An integrated approach for dynamic traffic routing and ramp metering using sliding mode control

Abstract

The problem of designing integrated traffic control strategies for highway networks with the use of route guidance, ramp metering is considered. The highway network is simulated using a first order macroscopic model called LWR model which is a mathematical traffic flow model that formulates the relationships among traffic flow characteristics in terms of density, flow, and mean speed of the traffic stream. An integrated control algorithm is designed to solve the proposed problem, based on the inverse control technique and variable structure control (super twisting sliding mode).
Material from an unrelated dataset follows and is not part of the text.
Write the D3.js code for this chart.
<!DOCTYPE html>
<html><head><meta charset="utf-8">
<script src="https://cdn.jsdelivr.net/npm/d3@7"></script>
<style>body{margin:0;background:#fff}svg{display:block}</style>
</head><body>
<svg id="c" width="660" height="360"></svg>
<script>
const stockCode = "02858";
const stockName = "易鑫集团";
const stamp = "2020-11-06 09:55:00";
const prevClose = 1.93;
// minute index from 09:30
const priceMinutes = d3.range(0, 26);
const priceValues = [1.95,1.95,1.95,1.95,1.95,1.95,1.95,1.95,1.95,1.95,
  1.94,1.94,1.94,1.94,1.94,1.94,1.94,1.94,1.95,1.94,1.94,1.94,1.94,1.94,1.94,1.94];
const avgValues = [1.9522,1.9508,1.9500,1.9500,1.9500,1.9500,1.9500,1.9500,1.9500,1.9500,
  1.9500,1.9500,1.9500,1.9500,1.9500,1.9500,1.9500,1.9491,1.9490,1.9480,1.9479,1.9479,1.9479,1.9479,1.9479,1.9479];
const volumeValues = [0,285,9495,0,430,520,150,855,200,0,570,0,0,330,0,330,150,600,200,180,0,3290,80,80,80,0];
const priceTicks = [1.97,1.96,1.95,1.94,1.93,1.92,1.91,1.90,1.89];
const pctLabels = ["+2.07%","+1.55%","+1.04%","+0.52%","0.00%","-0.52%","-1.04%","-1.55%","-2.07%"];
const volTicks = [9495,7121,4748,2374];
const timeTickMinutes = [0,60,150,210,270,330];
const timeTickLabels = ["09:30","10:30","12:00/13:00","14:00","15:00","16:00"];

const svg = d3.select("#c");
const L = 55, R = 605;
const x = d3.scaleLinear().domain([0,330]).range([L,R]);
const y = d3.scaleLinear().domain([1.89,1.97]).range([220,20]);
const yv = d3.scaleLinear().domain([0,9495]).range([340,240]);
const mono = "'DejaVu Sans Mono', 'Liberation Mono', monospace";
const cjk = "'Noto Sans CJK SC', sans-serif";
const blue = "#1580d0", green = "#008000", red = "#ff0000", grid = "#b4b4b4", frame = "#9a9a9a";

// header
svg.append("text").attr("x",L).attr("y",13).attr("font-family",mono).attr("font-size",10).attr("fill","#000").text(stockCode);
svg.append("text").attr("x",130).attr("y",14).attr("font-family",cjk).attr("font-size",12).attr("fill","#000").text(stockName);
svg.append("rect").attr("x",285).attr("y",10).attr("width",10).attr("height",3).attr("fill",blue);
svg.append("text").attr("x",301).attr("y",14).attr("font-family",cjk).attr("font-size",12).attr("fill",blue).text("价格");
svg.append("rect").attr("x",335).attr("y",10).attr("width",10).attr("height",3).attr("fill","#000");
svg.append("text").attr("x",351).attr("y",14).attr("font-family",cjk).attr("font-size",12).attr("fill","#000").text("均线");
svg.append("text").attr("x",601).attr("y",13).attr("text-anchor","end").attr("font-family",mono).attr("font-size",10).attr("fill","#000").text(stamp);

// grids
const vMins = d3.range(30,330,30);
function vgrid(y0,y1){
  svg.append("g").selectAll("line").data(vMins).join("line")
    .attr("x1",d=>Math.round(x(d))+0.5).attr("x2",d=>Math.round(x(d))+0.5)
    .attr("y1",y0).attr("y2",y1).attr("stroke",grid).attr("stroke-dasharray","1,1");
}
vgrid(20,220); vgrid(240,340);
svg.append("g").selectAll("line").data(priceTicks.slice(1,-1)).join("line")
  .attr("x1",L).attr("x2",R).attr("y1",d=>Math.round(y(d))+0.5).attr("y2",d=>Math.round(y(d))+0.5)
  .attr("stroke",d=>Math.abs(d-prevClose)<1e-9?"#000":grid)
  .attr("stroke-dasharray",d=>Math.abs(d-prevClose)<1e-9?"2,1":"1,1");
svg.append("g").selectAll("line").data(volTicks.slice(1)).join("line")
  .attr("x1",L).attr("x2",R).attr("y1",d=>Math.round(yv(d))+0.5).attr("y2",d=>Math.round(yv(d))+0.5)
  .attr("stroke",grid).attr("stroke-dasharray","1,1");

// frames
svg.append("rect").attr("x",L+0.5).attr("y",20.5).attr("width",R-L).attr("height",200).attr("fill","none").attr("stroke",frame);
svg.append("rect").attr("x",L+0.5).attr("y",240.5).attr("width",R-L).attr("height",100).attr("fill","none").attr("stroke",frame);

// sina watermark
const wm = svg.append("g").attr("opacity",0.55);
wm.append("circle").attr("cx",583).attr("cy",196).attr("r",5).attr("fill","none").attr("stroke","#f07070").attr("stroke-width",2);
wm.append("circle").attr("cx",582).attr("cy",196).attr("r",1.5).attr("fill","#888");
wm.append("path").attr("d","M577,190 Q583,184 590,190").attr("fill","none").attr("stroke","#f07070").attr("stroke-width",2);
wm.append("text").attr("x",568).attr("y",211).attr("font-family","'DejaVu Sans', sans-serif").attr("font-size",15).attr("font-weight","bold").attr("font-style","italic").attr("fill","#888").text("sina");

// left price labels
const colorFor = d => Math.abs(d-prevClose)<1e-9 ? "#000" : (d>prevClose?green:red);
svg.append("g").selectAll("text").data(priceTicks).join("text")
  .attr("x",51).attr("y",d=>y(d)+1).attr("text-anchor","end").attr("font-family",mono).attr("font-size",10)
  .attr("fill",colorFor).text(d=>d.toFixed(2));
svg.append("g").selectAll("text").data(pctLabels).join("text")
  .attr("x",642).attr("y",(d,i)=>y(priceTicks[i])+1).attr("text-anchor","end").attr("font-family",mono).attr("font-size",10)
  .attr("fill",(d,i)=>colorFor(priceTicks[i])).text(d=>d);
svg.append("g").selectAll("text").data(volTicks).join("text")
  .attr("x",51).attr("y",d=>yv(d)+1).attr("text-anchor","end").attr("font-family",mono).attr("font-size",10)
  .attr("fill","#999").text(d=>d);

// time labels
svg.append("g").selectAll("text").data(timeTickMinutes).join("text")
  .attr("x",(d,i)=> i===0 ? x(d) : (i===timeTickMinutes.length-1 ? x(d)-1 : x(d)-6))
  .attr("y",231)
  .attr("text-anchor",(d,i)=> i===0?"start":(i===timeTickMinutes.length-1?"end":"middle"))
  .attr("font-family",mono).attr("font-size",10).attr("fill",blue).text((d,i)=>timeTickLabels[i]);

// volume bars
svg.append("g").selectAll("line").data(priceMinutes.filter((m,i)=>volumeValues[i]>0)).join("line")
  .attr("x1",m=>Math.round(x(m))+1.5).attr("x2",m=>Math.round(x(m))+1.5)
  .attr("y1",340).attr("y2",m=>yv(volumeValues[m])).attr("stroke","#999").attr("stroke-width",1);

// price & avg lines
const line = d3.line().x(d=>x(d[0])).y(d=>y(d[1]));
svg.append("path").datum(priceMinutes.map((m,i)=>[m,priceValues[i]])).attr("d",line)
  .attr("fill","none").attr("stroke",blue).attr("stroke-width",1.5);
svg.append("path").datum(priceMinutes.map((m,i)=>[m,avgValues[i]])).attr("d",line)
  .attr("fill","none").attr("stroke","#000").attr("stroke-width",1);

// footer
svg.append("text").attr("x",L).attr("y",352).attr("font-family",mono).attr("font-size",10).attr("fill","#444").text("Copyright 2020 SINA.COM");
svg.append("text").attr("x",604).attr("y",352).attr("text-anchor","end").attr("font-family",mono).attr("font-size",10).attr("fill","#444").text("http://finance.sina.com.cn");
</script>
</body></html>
Three case studies have been tested in the presence of an on-ramp at each alternate route and where there is a capacity constraint in the network. In the first case study, there is no capacity constraint at either upstream or downstream of the alternate routes and the function of the proposed algorithm is only to balance the traffic flow on the alternate routes. In the second case study, there is capacity constraint at downstream of alternate routes. The proposed algorithm aims to avoid congestion on the main road and balance the traffic flow on the alternate routes. In the last case study, there is capacity constraint at upstream of alternate routes. The objective of proposed algorithm is to avoid congestion on the main road and to balance the traffic flow on the alternate routes. The obtained results show that the proposed algorithms can establish user equilibrium between two alternate routes even when the on-ramps, located at alternate routes, have different traffic demands.